How Silicon Valley's Tech Reign Will End - jseliger
http://www.theatlantic.com/business/archive/2013/06/how-silicon-valleys-tech-reign-will-end/277352/
======
sabbatic13
This fluff piece doesn't quite make sense. The tech sector is and has been for
some time spread across most areas of the greater Bay Area. While nothing
North of Menlo Park or in Alameda county is part of the "Silicon Valley," the
latter is just a PR term. Tech companies are densest from SF down to San Jose.
"Silicon Valley" is neither a distinct geographical nor an economic unit.

There are some "sociological" differences across areas in that range with
respect to the types of the companies and types of employees. Ignoring those
trends to cause staffing problems, e.g. building a new consumer web company in
South is rather hard, while trying to start a new semiconductor company in SF
would be challenging to say the least. Many people immigrate here without
understanding that, and problems ensue.

The "San Francisco Bay Area" is a large and diverse region with a population
of roughly 6 million. About 10% of those people are directly involved at tech
companies, and about 5% are the hard-to-find developers, product managers,
testers, etc. Sadly this one minority sector of the economic absolutely
dominates most sub-regions here, and it's economic power is so much greater
than all the other people together, that a host of problems arise.
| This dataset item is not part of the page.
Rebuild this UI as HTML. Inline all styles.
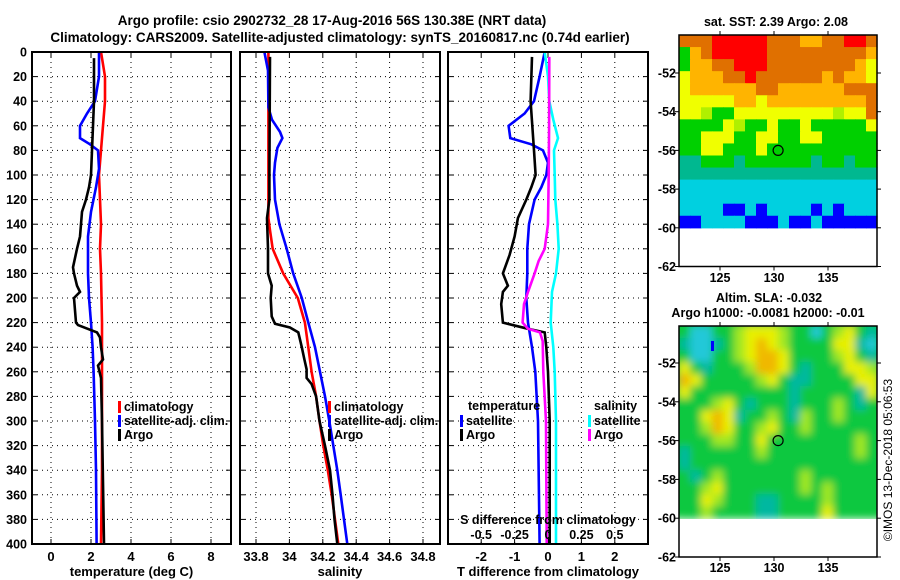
<!DOCTYPE html>
<html><head><meta charset="utf-8">
<style>
html,body{margin:0;padding:0;background:#fff;}
svg{display:block;font-family:"Liberation Sans",Arial,sans-serif;font-weight:bold;}
</style></head>
<body>
<svg id="fig" width="900" height="580" viewBox="0 0 900 580" xmlns="http://www.w3.org/2000/svg">
<defs>
<filter id="blur" x="-5%" y="-5%" width="110%" height="110%"><feGaussianBlur stdDeviation="4"/></filter>
<clipPath id="slaclip"><rect x="679" y="326" width="198" height="193"/></clipPath>
</defs>
<rect x="0" y="0" width="900" height="580" fill="#fff"/>
<text x="332" y="25" font-size="13.5" text-anchor="middle">Argo profile: csio 2902732_28 17-Aug-2016 56S 130.38E (NRT data)</text>
<text x="340" y="42" font-size="13.5" text-anchor="middle">Climatology: CARS2009. Satellite-adjusted climatology: synTS_20160817.nc (0.74d earlier)</text>
<g id="panels"></g>
<g id="maps"></g>
<text x="776" y="26" font-size="12.5" text-anchor="middle">sat. SST: 2.39 Argo: 2.08</text>
<text x="769" y="302" font-size="12.5" text-anchor="middle">Altim. SLA: -0.032</text>
<text x="768" y="317" font-size="12.5" text-anchor="middle">Argo h1000: -0.0081 h2000: -0.01</text>
<text x="0" y="0" font-size="12" font-weight="normal" text-anchor="middle" transform="translate(892,460) rotate(-90)">©IMOS 13-Dec-2018 05:06:53</text>
</svg>
<script>
// ---------- Profile data ----------
const depthTicks = [0,20,40,60,80,100,120,140,160,180,200,220,240,260,280,300,320,340,360,380,400];
const tempTicks = [0,2,4,6,8];
const salTicks = [33.8,34,34.2,34.4,34.6,34.8];
const salTickLabels = ["33.8","34","34.2","34.4","34.6","34.8"];
const tdiffTicks = [-2,-1,0,1,2];
const sdiffTicks = [-0.5,-0.25,0,0.25,0.5];
const sdiffTickLabels = ["-0.5","-0.25","0","0.25","0.5"];

const tClimDepth = [0,20,40,60,80,100,120,140,160,180,220,260,300,340,400];
const tClimVal   = [2.5,2.7,2.7,2.6,2.5,2.4,2.45,2.5,2.45,2.5,2.55,2.55,2.55,2.55,2.5];
const tSatDepth = [0,20,40,50,60,70,75,80,95,110,130,150,180,200,220,240,260,300,340,400];
const tSatVal   = [2.4,2.4,2.2,1.8,1.45,1.45,1.95,2.35,2.4,2.25,2.0,1.85,1.85,1.9,2.0,2.08,2.13,2.2,2.25,2.28];
const tArgoDepth = [5,40,60,80,100,110,120,130,150,160,175,180,190,195,200,210,220,222,228,232,240,250,255,265,300,400];
const tArgoVal   = [2.15,2.15,2.1,2.05,2.0,1.9,1.75,1.55,1.45,1.3,1.1,1.15,1.3,1.45,1.15,1.2,1.25,1.35,2.3,2.45,2.5,2.6,2.35,2.5,2.55,2.65];

const sClimDepth = [0,40,100,135,145,160,180,200,220,240,260,280,300,320,340,360,380,400];
const sClimVal   = [33.874,33.874,33.874,33.874,33.884,33.90,33.963,34.05,34.093,34.113,34.133,34.16,34.18,34.203,34.23,34.253,34.273,34.293];
const sSatDepth = [0,15,45,55,65,70,78,90,100,120,140,160,180,200,220,240,260,280,300,320,340,360,380,400];
const sSatVal   = [33.85,33.872,33.874,33.896,33.944,33.958,33.928,33.914,33.908,33.914,33.94,33.984,34.023,34.074,34.113,34.153,34.183,34.213,34.239,34.263,34.287,34.307,34.327,34.347];
const sArgoDepth = [4,100,120,135,160,180,190,200,215,221,224,228,240,250,258,265,270,280,300,320,340,360,380,400];
const sArgoVal   = [33.884,33.88,33.88,33.866,33.872,33.872,33.894,33.888,33.894,33.914,34.003,34.053,34.074,34.09,34.103,34.103,34.133,34.16,34.18,34.213,34.243,34.258,34.27,34.287];

const dTSatDepth = [0,20,40,50,60,70,75,80,90,100,110,120,140,160,180,200,220,240,260,300,400];
const dTSatVal   = [-0.1,-0.25,-0.42,-0.7,-1.18,-1.13,-0.5,-0.15,0,-0.05,-0.2,-0.4,-0.57,-0.62,-0.62,-0.65,-0.6,-0.48,-0.38,-0.3,-0.25];
const dTArgoDepth = [4,40,80,100,110,120,135,150,165,180,190,195,205,220,225,228,240,260,300,400];
const dTArgoVal   = [-0.48,-0.52,-0.42,-0.37,-0.5,-0.65,-0.9,-1.0,-1.15,-1.35,-1.2,-1.35,-1.4,-1.35,-0.6,-0.1,-0.05,0,0.05,0.05];
const dSSatDepth = [0,20,40,55,70,80,100,120,140,160,180,195,220,240,260,300,400];
const dSSatVal   = [-0.025,0,0.01,0.04,0.075,0.045,0.05,0.055,0.07,0.08,0.06,0.03,0.02,0.04,0.05,0.06,0.06];
const dSArgoDepth = [4,60,100,140,160,170,180,195,205,220,225,228,235,260,300,400];
const dSArgoVal   = [0.01,0.008,0.005,0,-0.025,-0.07,-0.1,-0.15,-0.18,-0.19,-0.15,-0.06,-0.04,-0.035,-0.015,-0.01];

// ---------- Map data ----------
const sstRows = [
"OOORRRRROOOAAOORRO",
"GAORRRRROOOOOOOOOA",
"GAAOORRROOOOOOOOAY",
"YAAAOOROOOOOOAOAAY",
"YAAAAAAOOAAAAAAOOO",
"YYYYYAAYAAAAAAAAAO",
"YYLGGYYYYYYYYYLYYO",
"GGGGYLGGYGGYGGGGGY",
"GGYYYGGYYGGYYGGGGG",
"GGYYGGGYGGGGGGGGGG",
"TTGGGTGGGGGGTGGTGG",
"TTTTTTTTTTTTTTTTTT",
"CCCCCCCCCCCCCCCCCC",
"CCCCCCCCCCCCCCCCCC",
"CCCCBBCBCCCCBCBCCC",
"BBCCCCBBBCBBCBBBBB"];
const slaRows = [
"GCCGGLYYYLGGCGLYGT",
"TCCTGLYAYLGGGGYYTC",
"GCCGGLYAAYGGGGLYGT",
"YGTGGGLAAYGTGGGYYL",
"AYGGGGGLYGTTGGGGYY",
"YGGGGGGGGGTGGGGGTY",
"GGGLYGTGGGTGGGLGTG",
"GGYAYTGGLGTLGGLGGG",
"GGLAYGGLYGGLGGGGGG",
"GGGLLGGYGGGGGGGGLG",
"TGGGGGGLGGGGGGGGLG",
"TGGGGGGGGGGGGGGGGG",
"GTGLGGGGGGGLGGGGGG",
"GGLYGGGGGGGLGLGGGG",
"GGYLGGGTTGGGGLGGGG",
"GGLGGGGTTGGGGYGGGG"];
const lonTicks = [125,130,135];
const latTicks = [-52,-54,-56,-58,-60,-62];
const argoLon = 130.38;
const argoLat = -56;

const NS = "http://www.w3.org/2000/svg";
function mk(tag, attrs, parent){const e=document.createElementNS(NS,tag);for(const k in attrs)e.setAttribute(k,attrs[k]);parent.appendChild(e);return e;}

const TOP=52, BOT=544;
function yD(d){return TOP+(BOT-TOP)*d/400;}
const panelsG=document.getElementById('panels');

function panel(name,x0,x1,fx,ticks,labels,xtitle){
  const g=mk('g',{},panelsG);
  
  
  depthTicks.forEach(d=>{ if(d>0&&d<400){const l=mk('line',{x1:x0,x2:x1,y1:yD(d),y2:yD(d),stroke:'#000','stroke-width':1,'stroke-dasharray':'1,4'},g);
    }
    mk('line',{x1:x0,x2:x0+5,y1:yD(d),y2:yD(d),stroke:'#000','stroke-width':1},g);
    mk('line',{x1:x1-5,x2:x1,y1:yD(d),y2:yD(d),stroke:'#000','stroke-width':1},g);
  });
  ticks.forEach((t,i)=>{const x=fx(t);
    const l=mk('line',{x1:x,x2:x,y1:TOP,y2:BOT,stroke:'#000','stroke-width':1,'stroke-dasharray':'1,4'},g);
    
    mk('line',{x1:x,x2:x,y1:BOT-5,y2:BOT,stroke:'#000','stroke-width':1},g);
    mk('line',{x1:x,x2:x,y1:TOP,y2:TOP+5,stroke:'#000','stroke-width':1},g);
    const tx=mk('text',{x:x,y:561,'font-size':13,'text-anchor':'middle'},g);tx.textContent=labels[i];
    
  });
  const tt=mk('text',{x:(x0+x1)/2,y:576,'font-size':13,'text-anchor':'middle'},g);tt.textContent=xtitle;
  
  return g;
}
function frame(g,x0,x1){const r=mk('rect',{x:x0,y:TOP,width:x1-x0,height:BOT-TOP,fill:'none',stroke:'#000','stroke-width':2},g);
  }
function line(g,name,depths,vals,fx,color){
  const pts=depths.map((d,i)=>fx(vals[i]).toFixed(1)+','+yD(d).toFixed(1)).join(' ');
  const p=mk('polyline',{points:pts,fill:'none',stroke:color,'stroke-width':2.6,'stroke-linejoin':'miter'},g);
  
  
}
function legend(g,x,y,color,label){
  if(color){const m=mk('rect',{x:x,y:y-10,width:3,height:12,fill:color},g);
    }
  const t=mk('text',{x:x+6,y:y,'font-size':12.5},g);t.textContent=label;
  
}

depthTicks.forEach(d=>{const t=mk('text',{x:27,y:yD(d)+4.5,'font-size':12.5,'text-anchor':'end'},panelsG);t.textContent=d;
  });

const fT=t=>51+20*t;
let g1=panel('temperature',32,231,fT,tempTicks,tempTicks.map(String),'temperature (deg C)');
line(g1,'temp-climatology-line',tClimDepth,tClimVal,fT,'#ff0000');
line(g1,'temp-satellite-line',tSatDepth,tSatVal,fT,'#0000ff');
line(g1,'temp-argo-line',tArgoDepth,tArgoVal,fT,'#000');
frame(g1,32,231);
legend(g1,118,411,'#ff0000','climatology');legend(g1,118,425,'#0000ff','satellite-adj. clim.');legend(g1,118,439,'#000','Argo');

const fS=s=>256+167*(s-33.8);
let g2=panel('salinity',240,440,fS,salTicks,salTickLabels,'salinity');
line(g2,'sal-climatology-line',sClimDepth,sClimVal,fS,'#ff0000');
line(g2,'sal-satellite-line',sSatDepth,sSatVal,fS,'#0000ff');
line(g2,'sal-argo-line',sArgoDepth,sArgoVal,fS,'#000');
frame(g2,240,440);
legend(g2,328,411,'#ff0000','climatology');legend(g2,328,425,'#0000ff','satellite-adj. clim.');legend(g2,328,439,'#000','Argo');

const fdT=v=>548+33.4*v;
const fdS=v=>548+133.6*v;
let g3=panel('difference',448,648,fdT,tdiffTicks,tdiffTicks.map(String),'T difference from climatology');
line(g3,'tdiff-satellite-line',dTSatDepth,dTSatVal,fdT,'#0000ff');
line(g3,'tdiff-argo-line',dTArgoDepth,dTArgoVal,fdT,'#000');
line(g3,'sdiff-satellite-line',dSSatDepth,dSSatVal,fdS,'#00ffff');
line(g3,'sdiff-argo-line',dSArgoDepth,dSArgoVal,fdS,'#ff00ff');
frame(g3,448,648);
legend(g3,462,410,null,'temperature');
legend(g3,460,425,'#0000ff','satellite');legend(g3,460,439,'#000','Argo');
legend(g3,588,410,null,'salinity');
legend(g3,588,425,'#00ffff','satellite');legend(g3,588,439,'#ff00ff','Argo');
{const t=mk('text',{x:548,y:524,'font-size':12.5,'text-anchor':'middle'},g3);t.textContent='S difference from climatology';
 }
sdiffTicks.forEach((v,i)=>{const t=mk('text',{x:fdS(v),y:539,'font-size':12.5,'text-anchor':'middle'},g3);t.textContent=sdiffTickLabels[i];
 });

// ---------- Maps ----------
const mapsG=document.getElementById('maps');
const sstCol={R:'#ff0000',O:'#e07000',A:'#ffb400',Y:'#f0ff00',L:'#b0f000',G:'#00d000',T:'#00b890',C:'#00d0e0',B:'#0000ff'};
const slaCol={G:'#10c840',L:'#a0e820',Y:'#e8f000',A:'#f0b800',T:'#00b8a0',C:'#20c8d8'};
const MX0=679,MX1=877;
const lonX=lon=>720+(lon-125)*10.8;
function drawMap(name,top,rows,cols,latY,lonLabelY,smooth){
  const g=mk('g',{},mapsG);
  
  
  const dataBot=latY(-60);
  const ch=(dataBot-top)/rows.length, cw=(MX1-MX0)/rows[0].length;
  let cg=g;
  if(smooth){const outer=mk('g',{'clip-path':'url(#slaclip)'},g);cg=mk('g',{filter:'url(#blur)'},outer);
    mk('rect',{x:MX0-10,y:top-10,width:MX1-MX0+20,height:dataBot-top+10,fill:'#10c840'},cg);}
  rows.forEach((r,ri)=>{for(let ci=0;ci<r.length;ci++){
    const c=mk('rect',{x:(MX0+ci*cw).toFixed(2),y:(top+ri*ch).toFixed(2),width:(cw+0.6).toFixed(2),height:(ch+0.6).toFixed(2),fill:cols[r[ci]]},cg);
    }});
  const bottom=latY(-62);
  const fr=mk('rect',{x:MX0,y:top,width:MX1-MX0,height:bottom-top,fill:'none',stroke:'#000','stroke-width':1.5},g);
  
  lonTicks.forEach(l=>{const x=lonX(l);
    mk('line',{x1:x,x2:x,y1:top-4,y2:top,stroke:'#000'},g);mk('line',{x1:x,x2:x,y1:bottom,y2:bottom+4,stroke:'#000'},g);
    const t=mk('text',{x:x,y:lonLabelY,'font-size':12.5,'text-anchor':'middle'},g);t.textContent=l;
    });
  latTicks.forEach(l=>{const y=latY(l);
    mk('line',{x1:MX0-4,x2:MX0,y1:y,y2:y,stroke:'#000'},g);mk('line',{x1:MX1,x2:MX1+4,y1:y,y2:y,stroke:'#000'},g);
    const t=mk('text',{x:676,y:y+4.5,'font-size':12.5,'text-anchor':'end'},g);t.textContent=l;
    });
  const c=mk('circle',{cx:lonX(argoLon),cy:latY(argoLat),r:5,fill:'none',stroke:'#000','stroke-width':1.2},g);
  
  return g;
}
drawMap('sst-map',35,sstRows,sstCol,lat=>73+(-52-lat)*19.35,282,false);
const sg=drawMap('sla-map',326,slaRows,slaCol,lat=>363+(-52-lat)*19.4,572,true);
{const b=mk('rect',{x:711,y:341,width:3,height:10,fill:'#0000ff'},sg);
 }
</script>
</body></html>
The presence of the bay and the surrounding hills also kinds of screws things
up. Space is limited, and travel between certain areas can be time-consuming.
If you consider that roughly 1/3 of the people currently residing in the Bay
Area currently are not from here originally, then throw in the vast economic
changes tech caused over the last 30 years, you can start to appreciate that
maybe long-term planning for the present state wasn't quite manageable.

In any event, the rhetoric about "sovereignty" and its similes is always self-
serving and posturing. Decentralization of tech, or the decentralization of
L.A.'s entertainment industry for that matter, would be a boon to everyone.
Only self-important people who want to believe that their region or state or
country or village is the center of the freaking universe fail to accept that.
It would be better for everyone if the Bay Area were simply one of a set of 20
or so equally large and vibrant centers of tech.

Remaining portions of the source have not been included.